BisnisKuliner

Penurunan Ambang Batas Pajak UMKM dari 4.8M, Apakah Ini Kabar Baik atau Beban Tambahan?

Pajak UMKM

Pemerintah Indonesia tengah menggulirkan rencana untuk menurunkan ambang batas pajak usaha mikro, kecil, dan menengah (UMKM) dari Rp 4,8 miliar menjadi Rp 3,6 miliar per tahun. Kebijakan ini disebut sebagai upaya untuk menyesuaikan dengan praktik perpajakan internasional sekaligus memperluas basis pajak.

Namun, pertanyaannya adalah, apakah langkah ini benar-benar adil dan relevan bagi pelaku UMKM di Tanah Air?

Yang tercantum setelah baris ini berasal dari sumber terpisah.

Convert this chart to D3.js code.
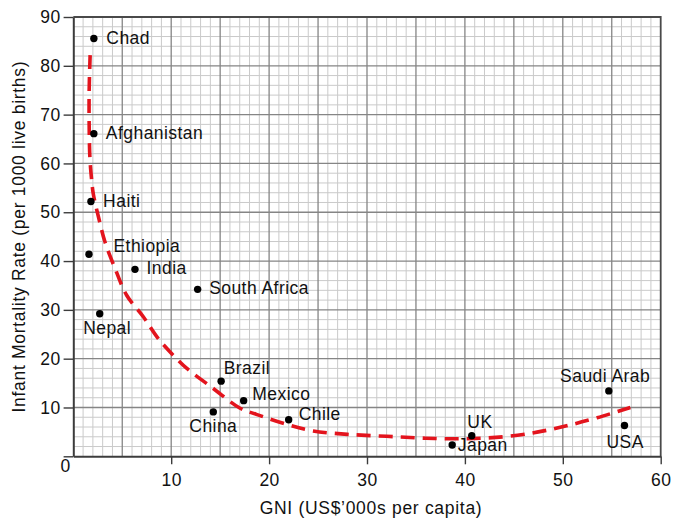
<!DOCTYPE html>
<html>
<head>
<meta charset="utf-8">
<script src="https://cdn.jsdelivr.net/npm/d3@7"></script>
<style>
  html, body { margin: 0; padding: 0; background: #fff; }
  svg text { font-family: "Liberation Sans", Arial, Helvetica, sans-serif; font-size: 17.5px; letter-spacing: 0.45px; fill: #111; }
  svg text.title { letter-spacing: 0.7px; }
</style>
</head>
<body>
<svg id="chart" width="683" height="519"></svg>
<script>
// Countries: GNI (US$'000s per capita) and infant mortality (per 1000 live births)
const countries = ["Chad", "Afghanistan", "Haiti", "Ethiopia", "India", "South Africa", "Nepal",
                   "Brazil", "China", "Mexico", "Chile", "Japan", "UK", "Saudi Arab", "USA"];
const gni       = [2.1, 2.1, 1.8, 1.6, 6.3, 12.7, 2.7, 15.1, 14.3, 17.4, 22.0, 38.7, 40.7, 54.7, 56.3];
const mortality = [85.6, 66.1, 52.2, 41.4, 38.3, 34.2, 29.2, 15.4, 9.1, 11.4, 7.5, 2.3, 4.2, 13.4, 6.3];

// Trend line drawn through the fitted curve's sample points (GNI, mortality)
const trendGni  = [1.72, 1.62, 1.62, 1.7, 1.88, 2.04, 2.66, 3.24, 4.26, 5.45, 7.15, 8.68, 10.7,
                   11.6, 14.3, 17.0, 18.7, 21.7, 24.5, 28.0, 32.0, 36.0, 40.0, 44.0, 47.5, 50.5, 53.5, 56.9];
const trendRate = [82.2, 75.0, 68.0, 61.0, 56.5, 53.8, 48.3, 43.9, 38.5, 33.0, 28.6, 24.1, 19.7,
                   18.0, 13.9, 9.9, 8.6, 6.6, 5.2, 4.5, 4.1, 3.7, 3.6, 4.0, 5.0, 6.3, 7.9, 10.0];

// Axis ticks
const xTicks = [10, 20, 30, 40, 50, 60];
const yTicks = [0, 10, 20, 30, 40, 50, 60, 70, 80, 90];

// Label placement relative to each dot: [dx, dy] of text start / baseline
const labelOffset = {
  "Chad": [12.5, 5.6], "Afghanistan": [12, 5.2], "Haiti": [12.2, 5.7], "Ethiopia": [24.5, -2.3],
  "India": [11.6, 5], "South Africa": [11.5, 5], "Nepal": [-16.6, 20.5], "Brazil": [2.6, -6.7],
  "China": [-24, 20.6], "Mexico": [8.7, -0.7], "Chile": [10, 0.3], "Japan": [5.6, 6.4],
  "UK": [-4.4, -8], "Saudi Arab": [-48.7, -9.3], "USA": [-18, 22]
};

const W = 683, H = 519;
const margin = { left: 73.3, right: 22.3, top: 17, bottom: 62.7 };
const svg = d3.select("#chart");

const x = d3.scaleLinear().domain([0, 60]).range([margin.left, W - margin.right]);
const y = d3.scaleLinear().domain([0, 90]).range([H - margin.bottom, margin.top]);

// Graph-paper grid: minor lines every 1 (x) / 2 (y), major every 5 (x) / 10 (y)
const grid = svg.append("g");
grid.selectAll(".vminor").data(d3.range(1, 60).filter(v => v % 5 !== 0)).join("line")
  .attr("x1", d => x(d)).attr("x2", d => x(d)).attr("y1", y(0)).attr("y2", y(90))
  .attr("stroke", "#cacaca").attr("stroke-width", 1);
grid.selectAll(".hminor").data(d3.range(2, 90, 2).filter(v => v % 10 !== 0)).join("line")
  .attr("y1", d => y(d)).attr("y2", d => y(d)).attr("x1", x(0)).attr("x2", x(60))
  .attr("stroke", "#cacaca").attr("stroke-width", 1);
grid.selectAll(".vmajor").data(d3.range(5, 60, 5)).join("line")
  .attr("x1", d => x(d)).attr("x2", d => x(d)).attr("y1", y(0)).attr("y2", y(90))
  .attr("stroke", "#858585").attr("stroke-width", 1.3);
grid.selectAll(".hmajor").data(d3.range(10, 90, 10)).join("line")
  .attr("y1", d => y(d)).attr("y2", d => y(d)).attr("x1", x(0)).attr("x2", x(60))
  .attr("stroke", "#858585").attr("stroke-width", 1.3);

// Frame: top and right edges
svg.append("path")
  .attr("d", `M${x(0)},${y(90)}H${x(60)}V${y(0)}`)
  .attr("fill", "none").attr("stroke", "#4a4a4a").attr("stroke-width", 1.8);

// Axes
const xAxis = svg.append("g").attr("transform", `translate(0,${y(0)})`)
  .call(d3.axisBottom(x).tickValues(xTicks).tickSize(8).tickSizeOuter(0).tickPadding(9));
const yAxis = svg.append("g").attr("transform", `translate(${x(0)},0)`)
  .call(d3.axisLeft(y).tickValues(yTicks).tickSize(9.7).tickSizeOuter(0).tickPadding(3));
[xAxis, yAxis].forEach(g => {
  g.select(".domain").attr("stroke", "#3c3c3c").attr("stroke-width", 2);
  g.selectAll(".tick line").attr("stroke", "#3c3c3c").attr("stroke-width", 1.4);
  g.selectAll(".tick text").attr("fill", "#111").style("font-size", "17.5px");
  g.attr("font-family", null).attr("font-size", null);
});
// the origin label sits in the corner below the axis line
yAxis.selectAll(".tick").filter(d => d === 0).select("text")
  .attr("x", -2.6).attr("y", 14.8).attr("dy", 0);

// Trend curve
const line = d3.line()
  .x((d, i) => x(trendGni[i]))
  .y((d, i) => y(trendRate[i]))
  .curve(d3.curveCatmullRom.alpha(0.5));
svg.append("path")
  .datum(trendGni)
  .attr("d", line)
  .attr("fill", "none")
  .attr("stroke", "#e3141d")
  .attr("stroke-width", 3.6)
  .attr("stroke-dasharray", "14,8");

// Country dots and labels
const pts = svg.append("g");
pts.selectAll("circle").data(countries).join("circle")
  .attr("cx", (d, i) => x(gni[i]))
  .attr("cy", (d, i) => y(mortality[i]))
  .attr("r", 3.7)
  .attr("fill", "#000");
pts.selectAll("text").data(countries).join("text")
  .attr("x", (d, i) => x(gni[i]) + labelOffset[d][0])
  .attr("y", (d, i) => y(mortality[i]) + labelOffset[d][1])
  .text(d => d);

// Axis titles
svg.append("text")
  .attr("class", "title")
  .attr("x", (x(0) + x(60)) / 2 + 4)
  .attr("y", 514)
  .attr("text-anchor", "middle")
  .text("GNI (US$\u2019000s per capita)");
svg.append("text")
  .attr("class", "title")
  .attr("transform", `translate(25,${(y(0) + y(90)) / 2}) rotate(-90)`)
  .attr("text-anchor", "middle")
  .text("Infant Mortality Rate (per 1000 live births)");
</script>
</body>
</html>
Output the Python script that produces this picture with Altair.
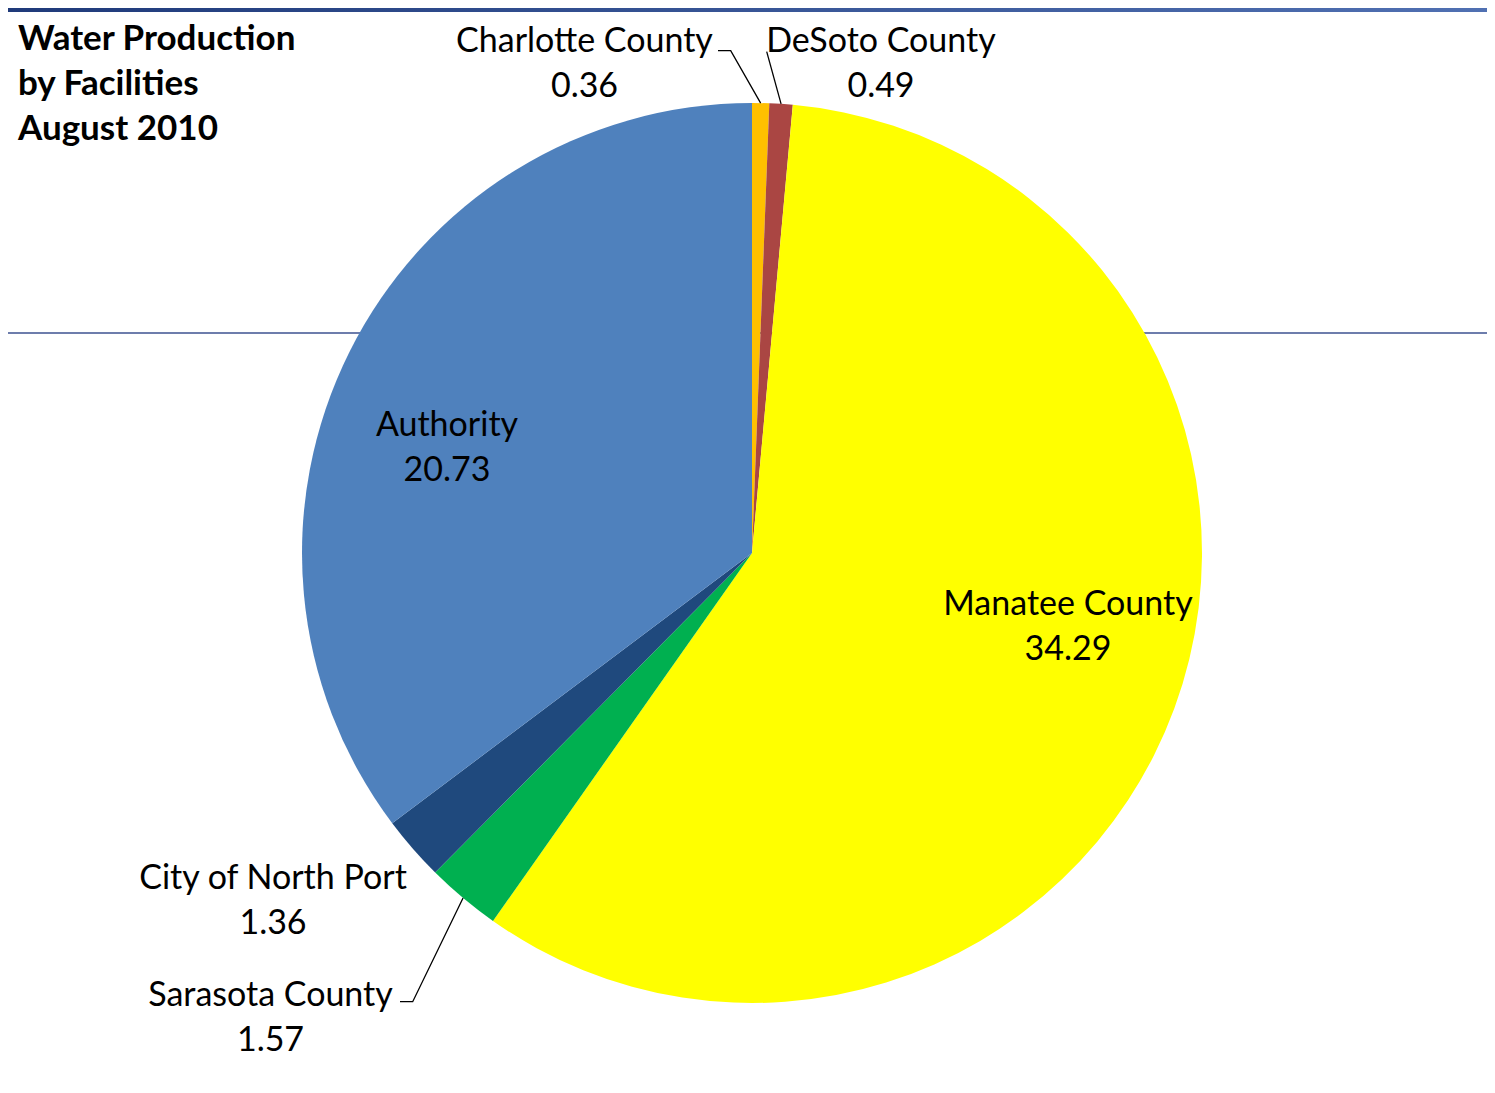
import altair as alt
import pandas as pd
import numpy as np

# ---- data ----
NAMES = ["Charlotte County", "DeSoto County", "Manatee County",
         "Sarasota County", "City of North Port", "Authority"]
VALUES = [0.36, 0.49, 34.29, 1.57, 1.36, 20.73]
COLORS = ["#FFC000", "#AA4643", "#FFFF00", "#00B050", "#1F497D", "#4F81BD"]
TITLE_LINES = ["Water Production", "by Facilities", "August 2010"]

# ---- layout (chart pixels) ----
W, H = 1479, 1077
CX, CY, R = 744, 545, 450
FONT = "Lato"
LINE_H = 45

# centre of each two-line label block
LABEL_XY = {
    "Charlotte County": (576.5, 56.5),
    "DeSoto County": (873, 56.5),
    "Manatee County": (1060, 619.5),
    "Sarasota County": (262.5, 1010.5),
    "City of North Port": (265, 893.5),
    "Authority": (439, 440),
}
LEADER_PTS = {
    "Charlotte County": [(722.7, 42.7), (710, 42.7)],
    "DeSoto County": [(758.7, 43.7)],
    "Sarasota County": [(404.7, 993.7), (392, 993.7)],
}

pie_df = pd.DataFrame({"name": NAMES, "value": VALUES, "idx": list(range(len(NAMES)))})

label_df = pd.DataFrame({
    "name": NAMES,
    "txt": [f"{n}\n{v:.2f}" for n, v in zip(NAMES, VALUES)],
    "lx": [LABEL_XY[n][0] for n in NAMES],
    "ly": [LABEL_XY[n][1] for n in NAMES],
})

vals = np.array(VALUES)
total = vals.sum()
start = np.cumsum(vals) - vals
mid_ang = (start + vals / 2) / total * 2 * np.pi
rows = []
for n, a in zip(NAMES, mid_ang):
    if n in LEADER_PTS:
        pts = [(CX + R * np.sin(a), CY - R * np.cos(a))] + LEADER_PTS[n]
        for k, (px, py) in enumerate(pts):
            rows.append({"key": n, "ord": k, "px": px, "py": py})
leader_df = pd.DataFrame(rows)

one = pd.DataFrame({"a": [0]})

top_bar = alt.Chart(one).mark_rect(
    color=alt.LinearGradient(
        gradient="linear",
        stops=[alt.GradientStop(color="#1F3A7A", offset=0),
               alt.GradientStop(color="#5070B2", offset=1)],
        x1=0, x2=1, y1=0, y2=0)
).encode(x=alt.value(0), x2=alt.value(W), y=alt.value(0), y2=alt.value(4))

hline = alt.Chart(one).mark_rule(color="#3C5291", strokeWidth=1.3).encode(
    x=alt.value(0), x2=alt.value(W), y=alt.value(325))

arc = alt.Chart(pie_df).mark_arc(outerRadius=R).encode(
    theta=alt.Theta("value:Q", stack=True),
    order=alt.Order("idx:Q"),
    color=alt.Color("name:N", scale=alt.Scale(domain=NAMES, range=COLORS), legend=None),
    x=alt.value(CX), y=alt.value(CY),
)

leaders = alt.Chart(leader_df).mark_line(color="black", strokeWidth=1.3).encode(
    x=alt.X("px:Q", scale=None, axis=None),
    y=alt.Y("py:Q", scale=None, axis=None),
    detail="key:N",
    order="ord:Q",
)

labels = alt.Chart(label_df).mark_text(
    font=FONT, fontSize=34, lineBreak="\n", lineHeight=LINE_H,
    align="center", baseline="middle", color="black", dy=-LINE_H / 2
).encode(
    x=alt.X("lx:Q", scale=None, axis=None),
    y=alt.Y("ly:Q", scale=None, axis=None),
    text="txt:N",
)

title = alt.Chart(pd.DataFrame({"t": ["\n".join(TITLE_LINES)]})).mark_text(
    font=FONT, fontSize=35, fontWeight="bold", lineBreak="\n", lineHeight=LINE_H,
    align="left", baseline="middle", color="black"
).encode(x=alt.value(10), y=alt.value(30.5), text="t:N")

chart = alt.layer(top_bar, hline, arc, leaders, labels, title).properties(
    width=W, height=H, padding=0,
    autosize=alt.AutoSizeParams(type="none"),
).configure_view(strokeWidth=0)

chart.save("out.html", embed_options={"renderer": "svg", "actions": False})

Kebijakan pajak UMKM di Indonesia mengalami perubahan signifikan sejak 2013. Saat itu, melalui PP Nomor 46 Tahun 2013, tarif pajak penghasilan (PPh) final untuk UMKM ditetapkan sebesar 1 persen tanpa batas waktu. Pada 2018, PP Nomor 23 hadir dengan tarif lebih ringan, yaitu 0,5 persen, namun dengan batas waktu penerapan tertentu.

Pada 2022, PP Nomor 55 memberikan kabar baik bagi pelaku UMKM dengan omzet hingga Rp 500 juta per tahun, di mana mereka dibebaskan dari PPh final 0,5 persen. Ironisnya, kebijakan terbaru ini justru berbalik arah. Alih-alih menyesuaikan ambang batas pajak dengan inflasi, pemerintah malah menurunkannya, yang berpotensi menjadi tantangan baru bagi pelaku usaha kecil.

Mengapa Ambang Batas Pajak UMKM Diturunkan?

Secara logis, jika dihitung berdasarkan inflasi rata-rata 2 persen per tahun sejak 2013, ambang batas pajak UMKM seharusnya meningkat menjadi Rp 5,9 miliar. Penurunan menjadi Rp 3,6 miliar tentu memicu kekecewaan, khususnya bagi UMKM dengan omzet antara Rp 3,6 miliar hingga Rp 4,8 miliar.

UMKM dalam kelompok ini kini harus menghadapi tarif pajak progresif yang lebih tinggi, yaitu:

  • Orang Pribadi: Tarif pajak 5 persen hingga 35 persen.
  • Badan Usaha: Tarif PPh Pasal 31E sebesar 11 persen dan PPh Pasal 17 sebesar 22 persen.

Selain itu, mereka juga masih dibebani dengan pajak daerah seperti pajak restoran, pajak parkir, dan pajak reklame. Ditambah lagi, pungutan liar di lapangan sering kali memperparah beban operasional.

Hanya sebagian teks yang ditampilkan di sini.